As assembleias docentes
Elas têm o mesmo objetivo que as assembleias de classe dos alunos. Ou seja, abrir um espaço democrático para os professores compartilharem questões de interesse coletivo que possam ser melhoradas. E o procedimento é o mesmo: a partir das críticas ou felicitações escritas pela equipe docente, a pauta é montada pelo coordenador da assembleia. Essa pauta precisa contemplar tudo aquilo que foi apontado como problema. “Geralmente, na pauta dos professores a maioria das questões tem a ver com o relacionamento entre os colegas”, explica Flávia, que também recomenda que o coordenador das reuniões docentes não seja alguém da direção da escola, para não gerar constrangimento quando surgirem críticas à gestão.
As assembleias escolares
Há ainda nessa metodologia um passo seguinte, mais abrangente: as assembleias escolares, envolvendo toda a comunidade escolar, o que inclui os funcionários e, na sua versão mais expandida, as famílias dos alunos. É o que defende o educador espanhol Josep María Puig, o mais reconhecido estudioso do tema, bem como seu principal parceiro de estudos no Brasil, Ulisses Ferreira de Araújo, da USP. “Geralmente, as escolas não conseguem atingir o terceiro estágio, das assembleias escolares, ficando nas assembleias de classe e nas docentes.

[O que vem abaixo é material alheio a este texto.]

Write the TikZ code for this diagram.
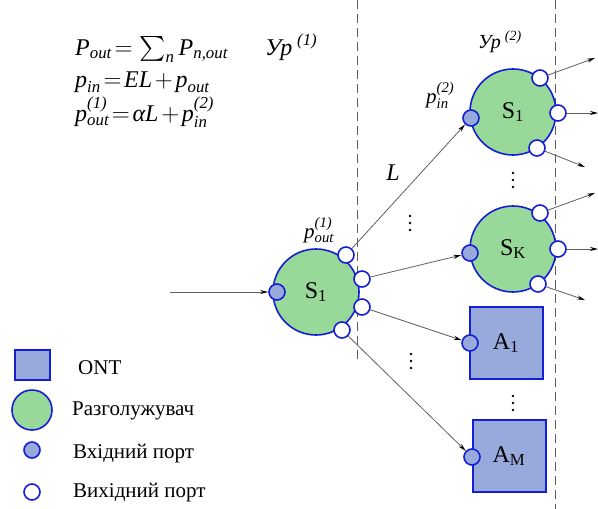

Mas isso já é um grande avanço”, salienta Flávia.
PASSO A PASSO
1. Detalhar para alunos e professores a proposta de criação de espaços de fala e escuta, buscando a adesão de todos.
2. Obtida a adesão, definir um aluno (ou uma lista deles) para a função de redator da ata da assembleia de classe.
3. Instalar urnas ou caixas coletoras dos comentários (“Eu critico”/“Eu felicito”) em cada classe.
4. Elaborar a pauta da assembleia a partir das demandas dos alunos.
5. No momento da assembleia, levantar as questões e promover o debate sobre elas, lembrando que algumas podem ser novamente objeto de atenção na reunião seguinte.